Varju is a regular contributor to Canadian Home Workshop Magazine. He is a very informative fellow.

http://www.canadianhomeworkshop.com/


----------



## sbryan55

Hendrick does a good job of teaching various woodworking subjects. I will have to consider getting a set.

Thanks for the review.


----------



## FloridaUFGator

Just watched the entire DVD. I won it from the good folks at 'The Wood Whisperer'. I must say I learned a lot. I'm not a professional by any means so the content was at my level. He does a great job at taking a piece of wood (several for that matter) from rough sawn to a final glue up. The bonus 'glue-up' part of the DVD was my favorite (because I seem to mess that up every time). I will say he is VERY detailed and deliberate in his discussion (4 1/2 hrs on 2 DVDs) so if you are looking for a tips-n-tricks DVD this isn't for you. It is for the amateur woodworker who gets inconsistent results from their jointer and planer and desires a good and repeatable workflow that will provide consistent results. If you are such a person buy this in a hurry. I'm waiting for future releases by Hendrik (I think this is his first and only). He leaves you hanging at the end of the DVD because he doesn't show you how to flatten the panel he just glued-up. That is on his next DVD (smart marketing  - well I will be the first to buy it.


----------



## JerrySats

Great review on what seems like a very informative DVD . Did you find Hendrik easy to follow and was the quality of the dvd good enough so that you could make out what he was actually doing ? I checked out the clip he has on his web site , it looks pretty good although its really hard to tell from a 3" picture . Thanks for the review


----------



## MikeLingenfelter

Jerry,

The quality of Hendrik's DVDs is very professional. He goes into great detail on the use of the jointer and planer. He uses the term "Private woodworking instruction in a box" and that is what you get. There are very few cuts/edits in his DVDs. It's as if you were sitting in a class and he was standing up there teaching you. I hope this helps.


----------



## CelticDreamer

I bought this DVD a couple of weeks ago and am extremely happy I did! I thought it was a bit pricey at first, but Hendrik provides a wealth of information and I think the DVD is worth every penny I spent. I'm saving up for an 8" jointer and I'm glad I bought this DVD before I got the jointer.


----------



## MikeLingenfelter

Yes I wish I had known a little more before I bought my 6" jointer, an 8" would be so nice.
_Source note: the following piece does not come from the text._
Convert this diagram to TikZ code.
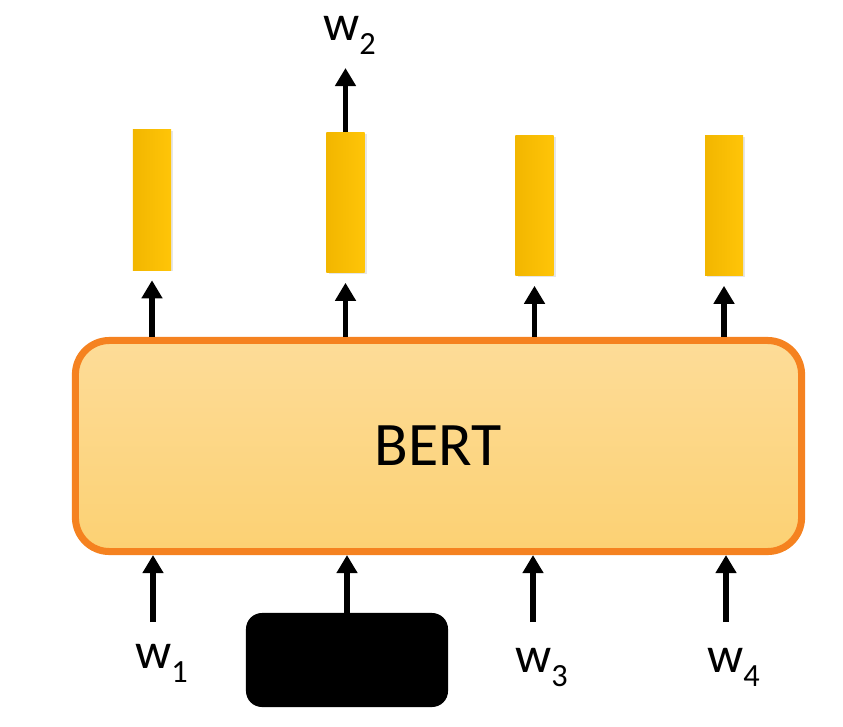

Jerry, I forgot to mention checkout The Wood Whisperer he as a DVD Preview of Hendrik's DVD. It might show you more.


----------



## Stepp

Just watched it…great stuff. I'm an addict of all the web-based shows and I'm still extremely glad to say that I learned a ton from Hendrix! I'm just getting started in my own shop so the timing is pretty good…although I have already finished the top of my Roubo bench after much difficulty with the jointer. Learned many hard lessons myself. Lots of wasted lumber. (luckily just SY pine) I highly recommend this set as well even though it's pricey.


----------



## Hendrik

Really great to hear you enjoyed it, Scotty. It's the kind of video that you will pull out over and over again to refresh your memory on some of the techniques. A real reference sort of learning tool. A lot of people have emailed me to say that they've watched every DVD three times already and they're still absorbing new information! That is the beauty of this craft. You never know it all, so it is truly a lifetime endeavour.

All the best,

Hendrik
Passion for Wood

http://www.passionforwood.com/


----------



## a1Jim

Thanks for the review


----------